Unfortunately, Foucault is all too often read in a dystopian mode – as a purveyor of the hopeless situation.  Power is everywhere and little can be done against it.  Women may think they now ‘have’ or possess power, or at least possess more power than they used to have.  In truth, sadly, power has subsumed them.  But this is only one way of reading Foucault.  The other is to understand him in the tradition of dystopian novelist – the siren who screams ‘look out, danger about’ with the precise aim of preventing such a subsuming into power by highlighting the dangers.  In the collection of Foucault interviews (by Paul Rabinow), Power/Knowledge, Foucault makes it clear that his use of Bentham’s panopticon was to indicate how such a form of power could never come to be – it was far too mechanical and had to be abandoned.  In that sense, Discipline and Punish can be understood as a history of ruling class dreams about how power should work, and not a history of how it has worked.

It is within this framework that Markus’ noted, to me, how we (humans as a collective) need to de-power our relationships.  It is not all ‘bad news’ in the sense that modern buildings are more open and leave people free (or freer) to interact and conduct themselves in the manner that they so wish.  For a start, not all of our relationships are ones of ‘power’.  When we go out with friends, for a meal or drink, or spend time with family (when we ‘choose’ to do so) we are, in essence, partaking in relationships where ‘power’ is suspended.

To adopt terms used by Marx, our lives consist of a realm of necessity (where we have to or must do certain things) and a realm of freedom.  The core issue is to what extent these two are ‘balanced’ with greater time being given to one over the other.  Power may well be something we have to accept at some level in our complex, highly urbanised, and spatially interconnected lives, but it is also something which can be reduced to a pre- or after-thought.  This means that the ‘aim’ (the political goal) should be to de-power our lives (a phrase I picked up from Markus) as opposed to thinking in terms of how to ‘win’ power for one or other disadvantaged or marginalised group.  Is it time to ask how we might de-power men rather than empower women?

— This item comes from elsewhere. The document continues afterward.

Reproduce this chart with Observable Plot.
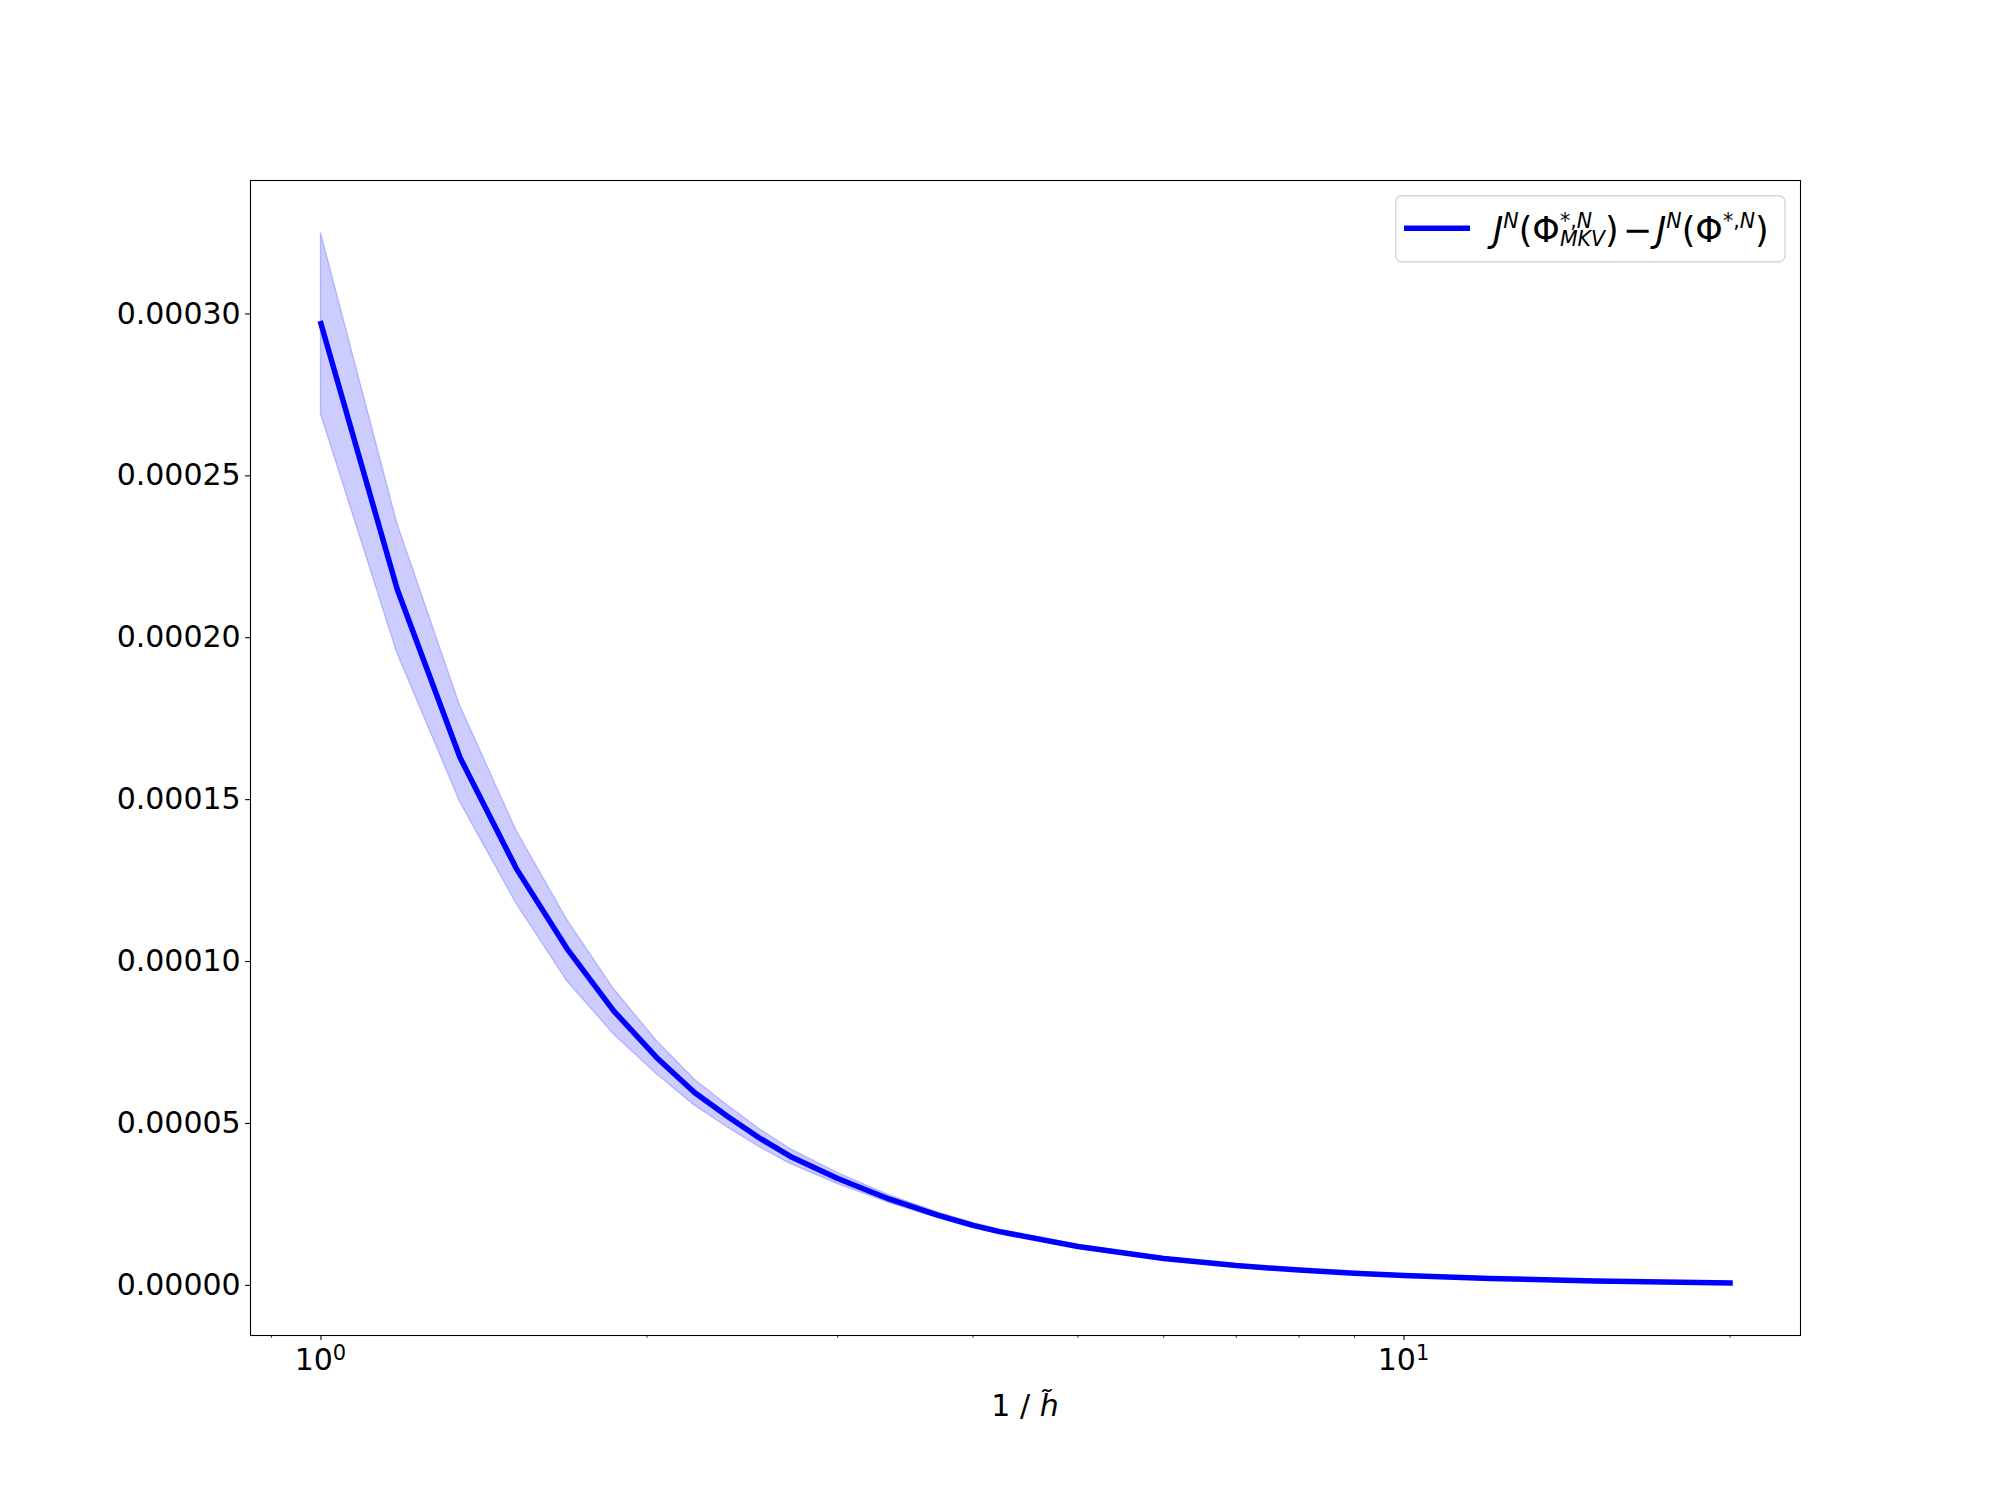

Dual Languages of Empowerment and De-powering

Most people will be familiar with the concept of ‘empowering’ disadvantaged or marginalised groups.  Given the importance of ‘power’ within the modern world, such an approach appears to make perfect sense.  The poor are to be ‘levelled up’ and the marginalised are to be brought into the fold.  Though questions can be raised about the historical experience of such an approach.  We appear to have been levelling-up and empowering the disadvantaged for decades, but it also feels like a game of whack-a-mole.  Is it the very ‘nature’ of (political) power to distribute itself unevenly?  And at what point should we consider alternatives – how do we ‘remove’ power from our lives, pushing power to the margins?

There is no easy answer and I cannot see the phraseology of ‘empowerment’ waning any time soon.  The most important thing I took from Markus’ notion of de-powering relationships was the very possibility of asking the question.